## Exercise
Repeat, exactly and only, the lines from the beginning of the data through the line with "1.09, 1.11, 1.16];". Pictures are left out.

## Supplied data
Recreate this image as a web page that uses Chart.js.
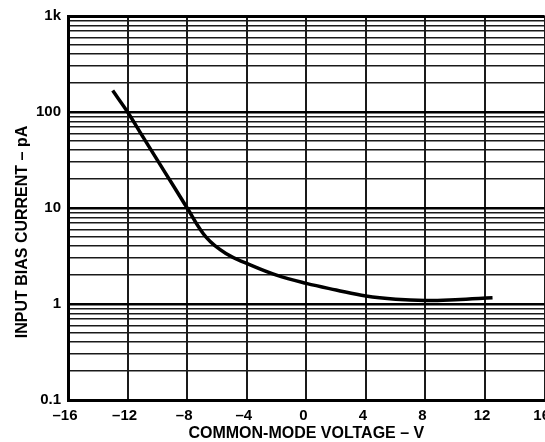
<!DOCTYPE html>
<html>
<head>
<meta charset="utf-8">
<script src="https://cdn.jsdelivr.net/npm/chart.js@4"></script>
<style>
  html, body { margin: 0; padding: 0; background: #fff; overflow: hidden; }
  canvas { display: block; }
</style>
</head>
<body>
<canvas id="chart" width="560" height="442"></canvas>
<script>
// common-mode voltage (V) and input bias current (pA)
const voltage = [-13, -12, -11, -10, -9, -8, -6.7, -5.4, -4, -2, 0, 2, 4, 6, 8, 10, 12.5];
const biasCurrent = [167, 100, 56, 31.5, 17.8, 10, 4.9, 3.35, 2.65, 2.0, 1.64, 1.40, 1.21, 1.12, 1.09, 1.11, 1.16];

// axis ticks
const xTicks = [-16, -12, -8, -4, 0, 4, 8, 12, 16];
const decades = [0.1, 1, 10, 100, 1000];
const decadeLabels = ['0.1', '1', '10', '100', '1k'];

// every 1..9 line inside each decade
const yTicks = [];
decades.forEach((d, i) => {
    if (i === decades.length - 1) { yTicks.push(d); return; }
    for (let m = 1; m < 10; m++) yTicks.push(d * m);
});

const FONT = '"Liberation Sans", Arial, sans-serif';

function decadeIndex(v) {
    return decades.findIndex(d => Math.abs(v - d) < d * 1e-6);
}

// y axis title drawn by hand: in the original it sits lower than the plot centre
const yTitlePlugin = {
    id: 'yTitle',
    afterDraw(chart) {
        const ctx = chart.ctx;
        ctx.save();
        ctx.translate(23, 232);
        ctx.rotate(-Math.PI / 2);
        ctx.font = 'bold 16px ' + FONT;
        ctx.fillStyle = '#000';
        ctx.textAlign = 'center';
        ctx.textBaseline = 'middle';
        ctx.fillText('INPUT BIAS CURRENT – pA', 0, 0);
        ctx.restore();
    }
};

new Chart(document.getElementById('chart'), {
    type: 'line',
    data: {
        datasets: [{
            data: voltage.map((v, i) => ({ x: v, y: biasCurrent[i] })),
            borderColor: '#000',
            borderWidth: 3.5,
            pointRadius: 0,
            tension: 0.4,
            fill: false
        }]
    },
    options: {
        responsive: false,
        animation: false,
        layout: { padding: { top: 16, right: 12, left: 0, bottom: 0 } },
        plugins: {
            legend: { display: false },
            tooltip: { enabled: false }
        },
        scales: {
            x: {
                type: 'linear',
                min: -16,
                max: 16,
                afterBuildTicks: s => { s.ticks = xTicks.map(v => ({ value: v })); },
                afterFit: s => { s.height = 42; },
                grid: { color: '#1a1a1a', lineWidth: 2, drawTicks: false },
                border: { color: '#000', width: 3 },
                ticks: {
                    color: '#000',
                    font: { family: FONT, size: 15, weight: 'bold' },
                    padding: 7,
                    labelOffset: -3,
                    maxRotation: 0,
                    autoSkip: false,
                    callback: v => v < 0 ? '–' + Math.abs(v) : String(v)
                },
                title: {
                    display: true,
                    text: 'COMMON-MODE VOLTAGE – V',
                    color: '#000',
                    font: { family: FONT, size: 16, weight: 'bold', lineHeight: 1 },
                    padding: 0
                }
            },
            y: {
                type: 'logarithmic',
                min: 0.1,
                max: 1000,
                afterBuildTicks: s => { s.ticks = yTicks.map(v => ({ value: v })); },
                afterFit: s => { s.width = 68; },
                grid: {
                    drawTicks: false,
                    color: c => decadeIndex(c.tick.value) >= 0 ? '#000' : '#1a1a1a',
                    lineWidth: c => {
                        const i = decadeIndex(c.tick.value);
                        if (i === decades.length - 1) return 3;
                        return i >= 0 ? 2.5 : 1.5;
                    }
                },
                border: { color: '#000', width: 3 },
                ticks: {
                    color: '#000',
                    font: { family: FONT, size: 15, weight: 'bold' },
                    padding: 7,
                    autoSkip: false,
                    callback: v => {
                        const i = decadeIndex(v);
                        return i >= 0 ? decadeLabels[i] : '';
                    }
                }
            }
        }
    },
    plugins: [yTitlePlugin]
});
</script>
</body>
</html>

## Solved exercise
Recreate this image as a web page that uses Chart.js.
<!DOCTYPE html>
<html>
<head>
<meta charset="utf-8">
<script src="https://cdn.jsdelivr.net/npm/chart.js@4"></script>
<style>
  html, body { margin: 0; padding: 0; background: #fff; overflow: hidden; }
  canvas { display: block; }
</style>
</head>
<body>
<canvas id="chart" width="560" height="442"></canvas>
<script>
// common-mode voltage (V) and input bias current (pA)
const voltage = [-13, -12, -11, -10, -9, -8, -6.7, -5.4, -4, -2, 0, 2, 4, 6, 8, 10, 12.5];
const biasCurrent = [167, 100, 56, 31.5, 17.8, 10, 4.9, 3.35, 2.65, 2.0, 1.64, 1.40, 1.21, 1.12, 1.09, 1.11, 1.16];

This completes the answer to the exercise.